Michael Rubin: Innovation isn’t only digital—modernizing physical businesses

Using the trading-card and memorabilia market, Rubin illustrates how massive opportunities exist in industries that haven’t evolved. He shows how small product innovations (e.g., debut jersey patch into a 1-of-1 card) can create outsized value, while tech/AI supports execution.

Michael Rubin: Common founder mistakes + pattern recognition as a superpower

Rubin lists recurring pitfalls: not taking the at-bat, underestimating the need for great people, and forgetting to enjoy the work. He also explains how he uses pattern recognition—especially via backchannel references—to predict performance and avoid costly hiring errors.

Suneera Madhani: Courage, gut instinct, and the risk of not acting

Suneera connects entrepreneurial confidence to early life experiences—being included in hard family conversations and learning risk-taking through action.
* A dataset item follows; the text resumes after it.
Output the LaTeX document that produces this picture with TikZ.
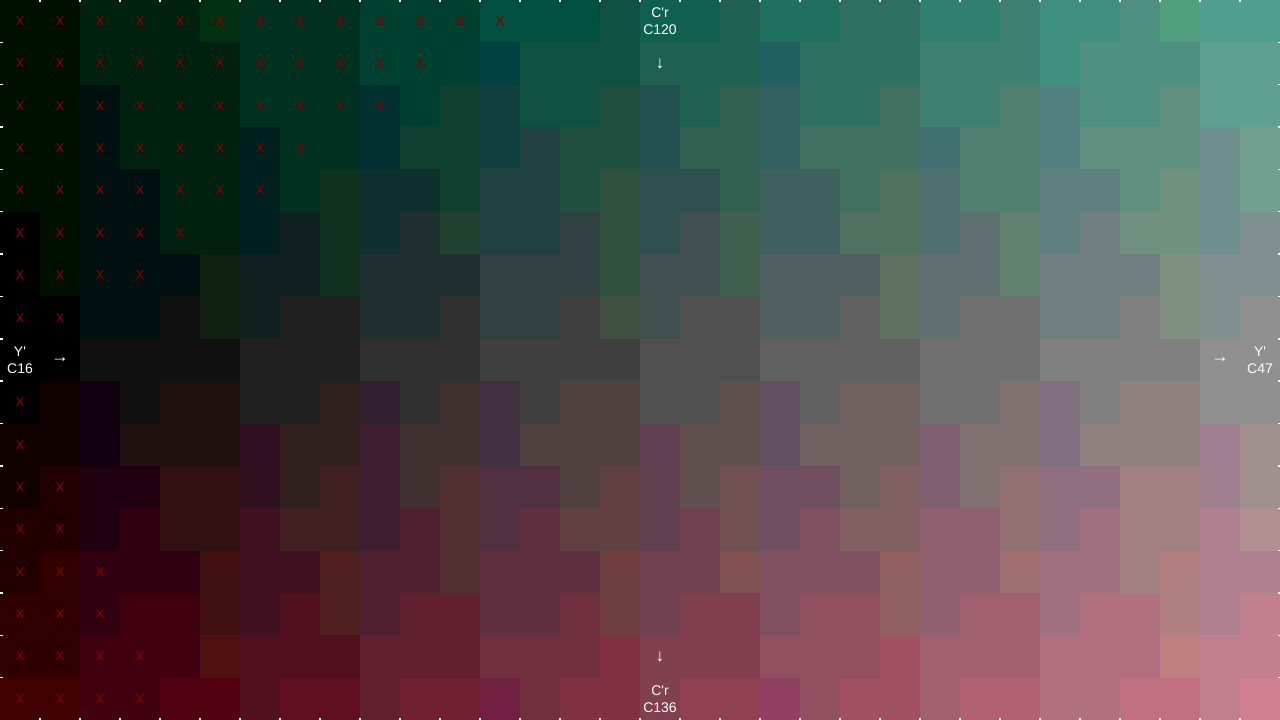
\documentclass[tikz,border=0pt]{standalone}
\usepackage{fontspec}
\setmainfont{Liberation Sans}
\usepackage{tikz}
\definecolor{clipred}{RGB}{128,0,0}
\tikzset{
  axislabel/.style={text=white, align=center, inner sep=0pt, font=\fontsize{10.5}{12.75}\selectfont},
  axisarrow/.style={text=white, inner sep=0pt, font=\fontsize{13}{13}\selectfont},
  clipmark/.style={text=clipred, inner sep=0pt, font=\fontsize{12.5}{12.5}\selectfont},
  tickmark/.style={white, line width=1.1pt}
}

\begin{document}
\begin{tikzpicture}[x=0.75pt, y=-0.75pt]
  \useasboundingbox (0,0) rectangle (1280,720);

  % Y' runs along the columns (16..47), C'r down the rows (120..136), Cb fixed at 128
  \foreach \col in {0,...,31}{
    \foreach \row in {0,...,16}{
      \pgfmathsetmacro{\dcr}{\row-8}
      \pgfmathsetmacro{\valr}{\col+1.53966*\dcr}
      \pgfmathsetmacro{\valg}{\col-0.45768*\dcr}
      \pgfmathtruncatemacro{\cellr}{16*max(0,round(0.291875*\valr))}
      \pgfmathtruncatemacro{\cellg}{16*max(0,round(0.291875*\valg))}
      \pgfmathtruncatemacro{\cellb}{16*round(0.291875*\col)}
      \definecolor{cellfill}{RGB}{\cellr,\cellg,\cellb}
      \fill[cellfill] ({40*\col},{\row*720/17}) rectangle ++(40.6,{720/17+0.6});
      % out of gamut: mark it
      \pgfmathtruncatemacro{\clipped}{min(\valr,\valg)<0}
      \ifnum\clipped=1
        \node[clipmark] (mark-\col-\row) at ({40*\col+20},{(\row+0.5)*720/17}) {x};
      \fi
    }
  }

  % ticks on the frame
  \foreach \k in {1,...,31}{
    \draw[tickmark] ({40*\k},0) -- ++(0,2.5);
    \draw[tickmark] ({40*\k},720) -- ++(0,-2.5);
  }
  \foreach \k in {1,...,16}{
    \draw[tickmark] (0,{\k*720/17}) -- ++(2.5,0);
    \draw[tickmark] (1280,{\k*720/17}) -- ++(-2.5,0);
  }

  % axis labels
  \node[axislabel] (crtop) at (660,21.18) {C\textquotesingle r\\C120};
  \node[axisarrow] (crtoparrow) at (660,63.53) {↓};
  \node[axislabel] (yleft) at (20,360) {Y\textquotesingle\\C16};
  \node[axisarrow] (yleftarrow) at (60,360) {→};
  \node[axisarrow] (yrightarrow) at (1220,360) {→};
  \node[axislabel] (yright) at (1260,360) {Y\textquotesingle\\C47};
  \node[axisarrow] (crbotarrow) at (660,656.47) {↓};
  \node[axislabel] (crbot) at (660,698.82) {C\textquotesingle r\\C136};
\end{tikzpicture}
\end{document}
She reframes risk as asking: what’s the cost of not doing the thing, and how does risk tolerance shift over life stages?

Suneera Madhani: Bet on ‘boring’ problems—execution and scaling playbooks

Suneera argues founders should stop building for social validation and focus on real, often unsexy problems with big economic impact. She explains that execution is the differentiator, and scaling requires constant rebuilds—especially across people, process, and profit—while keeping values stable.